Omics. L'une des solutions utilisée actuellement et qui a beaucoup de potentialités est relative aux "omiques" (diverses disciplines de la biologie qui se terminent par ce suffixe et qui analysent systématiquement le contenu du vivant à l'échelle moléculaire). La génomique se penche ainsi sur les gènes impliqués dans certains processus. Et ce, afin d'en comprendre les mécanismes. "Pour avoir une méthode alternative, il faut comprendre le mécanisme. Si vous comprenez le mécanisme, alors vous pouvez essayer de développer une méthodologie sans animaux, qui se concentre sur ce mécanisme."In vitro.
Temps limité
En termes d'alternatives, "nous avons fait beaucoup de progrès, par exemple, avec les cellules souches". Les cellules souches humaines sont développées pour devenir des cellules cibles (cardiaques, pulmonaires, cérébrales, osseuses…) et l'on peut mener des études des plus pertinentes pour l'homme "C'est un énorme progrès si l'on compare à là où on était il y a des années en termes de méthodes alternatives à l'expérimentation animale. Nous isolions des cellules d'animaux, puis nous travaillions sur les cellules à l'extérieur de l'animal (ex vivo). Maintenant, nous avons des cellules humaines et nous travaillons en dehors de l'être humain.". "Mais les cultures de cellules ont une fonctionnalité limitée, et ont un temps de fonctionnement limité.
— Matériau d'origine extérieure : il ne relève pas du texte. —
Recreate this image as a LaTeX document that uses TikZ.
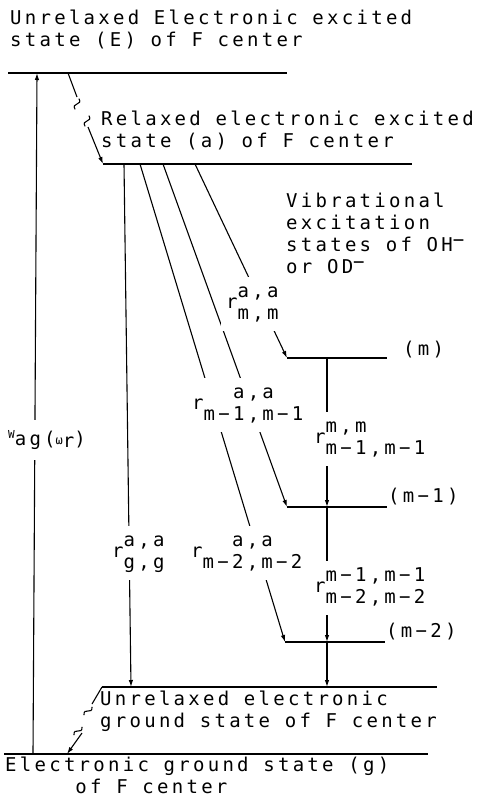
\documentclass[tikz,border=0pt]{standalone}
\usepackage{fontspec}
\newfontfamily\plotfont[LetterSpace=17.2]{DejaVu Sans Mono}
\usetikzlibrary{arrows.meta, positioning, calc}

% rate constant: r with stacked upper and lower indices
\newcommand{\rate}[3][c]{r\begin{tabular}[c]{@{}#1@{}}#2\\#3\end{tabular}}

\begin{document}
\begin{tikzpicture}[
    x=1pt, y=-1pt,
    >={Latex[length=7pt,width=4.5pt]},
    every node/.style={font=\plotfont\fontsize{19}{22}\selectfont, inner sep=0pt},
    level/.style={line width=1.4pt},
    trans/.style={line width=1.1pt, ->},
    relax/.style={line width=1.1pt},
    txt/.style={anchor=base west, align=left},
    rlab/.style={anchor=base west, fill=white, inner sep=5pt},
    wiggle/.pic={\draw[line width=1.1pt] (-5.5,1.5) .. controls (-2,-6) and (2,6) .. (5.5,-1.5);}
]
\useasboundingbox (0,0) rectangle (487,797);

% ==================== LEVELS ====================
\coordinate (E-l) at (8,73);    \coordinate (E-r) at (287,73);
\coordinate (a-l) at (103,164); \coordinate (a-r) at (412,164);
\coordinate (m-l) at (287,358); \coordinate (m-r) at (387,358);
\coordinate (m1-l) at (287,507); \coordinate (m1-r) at (387,507);
\coordinate (m2-l) at (285,642); \coordinate (m2-r) at (385,642);
\coordinate (u-l) at (102,687); \coordinate (u-r) at (437,687);
\coordinate (g-l) at (4,754);   \coordinate (g-r) at (428,754);
\foreach \lv in {E,a,m,m1,m2,u,g}
    \draw[level] (\lv-l) -- (\lv-r);

% ==================== RADIATIVE TRANSITIONS ====================
\coordinate (w-bot) at (33,754);  \coordinate (w-top) at (37,73);
\draw[trans] (w-bot) -- (w-top);

\coordinate (a0) at (124,164); \coordinate (u0) at (131,687);
\draw[trans] (a0) -- (u0);
\coordinate (a1) at (140,164);
\draw[trans] (a1) -- (m2-l);
\coordinate (a2) at (163,164);
\draw[trans] (a2) -- (m1-l);
\coordinate (a3) at (195,164);
\draw[trans] (a3) -- (m-l);

% ==================== VIBRATIONAL CASCADE ====================
\coordinate (vm) at (327,358);  \coordinate (vm1) at (327,507);
\coordinate (vm2) at (327,642); \coordinate (vu) at (327,687);
\draw[trans] (vm) -- (vm1);
\draw[trans] (vm1) -- (vm2);
\draw[trans] (vm2) -- (vu);

% ==================== RELAXATION ====================
\coordinate (rx1) at (68,73); \coordinate (rx2) at (77,97);
\coordinate (rx3) at (88,127);
\draw[relax] (rx1) -- (rx2);
\pic[rotate=55] at (77,104) {wiggle};
\pic[rotate=55] at (87,121) {wiggle};
\draw[trans] (rx3) -- (a-l);

\coordinate (ry1) at (92,704); \coordinate (ry2) at (82,733);
\coordinate (ry3) at (67,754);
\draw[relax] (u-l) -- (ry1);
\pic[rotate=30] at (88,711) {wiggle};
\pic[rotate=30] at (78,731) {wiggle};
\draw[trans] (ry2) -- (ry3);

% ==================== TEXT ====================
\node[txt] (Etxt) at (10,47) {Unrelaxed Electronic excited\\state (E) of F center};
\node[txt] (atxt) at (101,147) {Relaxed electronic excited\\state (a) of F center};
\node[txt] (vib) at (286,273) {Vibrational\\excitation\\states of OH\raisebox{.22em}{−}\\or OD\raisebox{.22em}{−}};
\node[txt] (mlab) at (403,355) {(m)};
\node[txt] (m1lab) at (388,502) {(m−1)};
\node[txt] (m2lab) at (386,637) {(m−2)};
\node[txt] (utxt) at (100,727) {Unrelaxed electronic\\ground state of F center};
\node[txt] (gtxt) at (5,793) {Electronic ground state (g)\\\phantom{Elect}of F center};

% ==================== RATES ====================
\node[rlab] (r-mm) at (221,308) {\rate{a,a}{m,m}};
\node[rlab] (r-m1) at (187,409) {\rate{a,a}{m−1,m−1}};
\node[rlab] (r-gg) at (107,557) {\rate{a,a}{g,g}};
\node[rlab] (r-m2) at (186,557) {\rate{a,a}{m−2,m−2}};
\node[rlab] (r-v1) at (309,443) {\rate[l]{m,m}{m−1,m−1}};
\node[rlab] (r-v2) at (309,592) {\rate[l]{m−1,m−1}{m−2,m−2}};
\node[rlab, inner xsep=2pt, inner ysep=11pt] (wag) at (6,445)
    {\raisebox{.32em}{\fontsize{11}{11}\selectfont W}ag(\raisebox{.05em}{\fontsize{12}{12}\selectfont ω}\raisebox{-.12em}{r})};

\end{tikzpicture}
\end{document}
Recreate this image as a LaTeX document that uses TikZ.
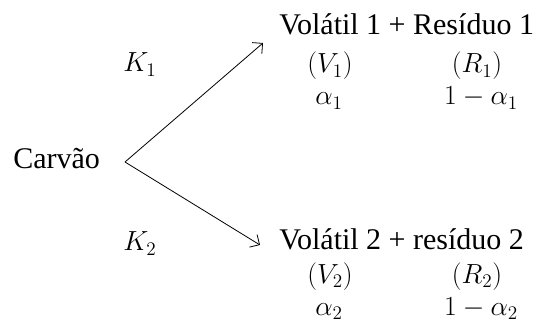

Alors que si nous voulons déterminer, lorsqu'une personne est exposée à un médicament, quels pourraient être les effets sur tous ses organes, ces expériences sont réalisées sur les animaux. Elles peuvent durer 90 jours et même jusqu'à un an et demi ou deux ans, soit 85 % de la vie d'une souris ou d'un rat. On peut savoir s'il y aura effet sur la fertilité, sur la génération suivante…"
Humain sur puce
Il existe aussi les "organes sur puce" et les "organoïdes". Organoïde signifie "qui ressemble à un organe". Les scientifiques rassemblent différentes cellules humaines afin d'obtenir une sorte de culture en 3D qui ressemble à un organe : foie, rein, cœur, cerveau… Un organe sur puce consiste à mettre un ou des organoïdes sur une "puce", puce étant à prendre au sens d'un système de culture miniaturisé dans lequel se trouve un flux. Le but est de mimer à travers l'organe l'écoulement du sang, représenté par un milieu de culture. Problèmes : "Ces systèmes in vitro ne vivent généralement pas plus de deux semaines. Donc, vous devez être sûr que ce que vous voyez dans ces quelques jours soit représentatif d'une vie entière. Donc, même si nous sommes capables d'avoir des cultures d'organes, nous devons nous assurer que la fonctionnalité est suffisamment longue pour représenter les fonctions réelles. En outre, on ne parle là que d'un organe, donc cela ne comprend pas encore toutes les interactions, toutes les conditions (hormonales…). Le problème est donc très complexe. On n'est pas au stade où cela peut être utilisé totalement à la place d'animaux. Certaines entreprises essayent aussi d'avoir un 'humain sur puce', tous les différents organes de façon miniaturisée et reliés par des microcanaux de fluide sur une puce. Cela sera sans doute une grande avancée. Mais, là encore, seulement pour remplacer une partie des tests animaux ou alors ceux qui sont réalisés pour un médicament sur les animaux, avant de passer aux humains volontaires. Il faut aussi que ce soit financièrement réalisable."
In chemico. Sur les 180 études de la base de données Re-place, 8 sont sont des expériences in chemico, qui n'utilisent aucune cellule humaine ou animale, mais évaluent simplement comment un produit chimique interagit/réagit avec certains matériaux. Et Vera Rogiers de conclure : "À mon sens, nous aurons à un certain moment une toxicologie animal free. Quand ? Je ne sais pas. Je pense aussi qu'il y aura un jour, progrès par progrès, une science animal free, mais pas dans les prochaines années."